Fear and Trembling

Is 2007 the year of the puritan devil? I'm a little scared. Here's the deal: During January, I have drank beer or wine six times, anywhere from two to five drinks. Each time, I woke up the next morning with a hangover. Nothing nasty, just a fairly bad headache that goes away after a few hours and a mildly upset stomach.

Last night was the clincher. I drank seven ounces of Pinot Grigio. This morning, I feel bad. Seven ounces is, what, less than two beers?

I can't imagine what the hangovers would be like, if I drank eight or nine beers. Quite frankly, I don't intend to find out.

If anyone knows what could be causing these hangovers on relatively small amounts of alcohol I'd love to hear about it. Email link on the left (ejscheske@yahoo.com). Any docs in the cyber house?

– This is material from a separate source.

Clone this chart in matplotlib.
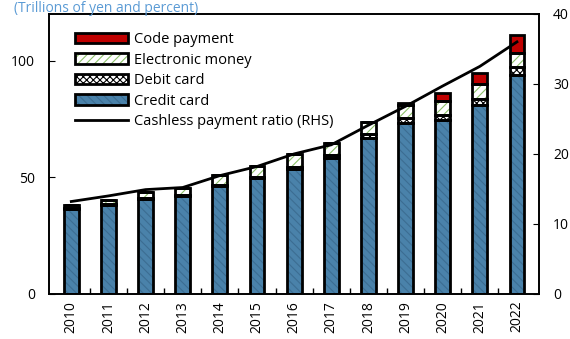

Proud of my son. Alex is in eighth grade. In one of his classes, students have to make up lyrics to a song and pantomine a video-like routine to go with it. Alex proposed that his group do a Tom Jones tune while pantomining about a transvestite: "He's a Lady." Slayed me. The teacher, incidentally, saw the humor but said it wasn't "school appropriate." I'm glad he saw the humor. I'd hate to get called into a parent-teacher conference on that one. I always try to back the teacher, but that's hard to do when you're laughing.

Hollywood intentionally spreads bogus rumors in order to create buzz for its movies. I gotta believe this is one such instance: Sienna Miller and Hayden Christensen treat us to some utterly convincing lovemaking in their new movie, "Factory Girl." And it's no wonder: We hear the costars actually coupled on camera. I'm glad Hollywood didn't use this kind of rumor with Brokeback Mountain.

Related: I almost didn't click on this link. It screamed Brokeback. "Sex Scandal Rocks San Fran City Hall." Fortunately, it was just hetero variety of perversion.

Alright, alright. Keep the jokes to yourselves. Tens of thousands of people have marched through Mexico City in a protest against the rising price of tortillas.

The Archive of Misheard Lyrics. Funny stuff. Hendrix: "Scuse me, while I kiss this guy." Includes link (for Hendrix, they have a great video clip where he really does say "kiss this guy"). Two of my favorite misheard lyrics: "I'm a thirty-watt bulb" (should be: "I'm a dirty white boy") and "Ain't no woman like the one-eyed gott" (should be: "Ain't no woman like the one I got").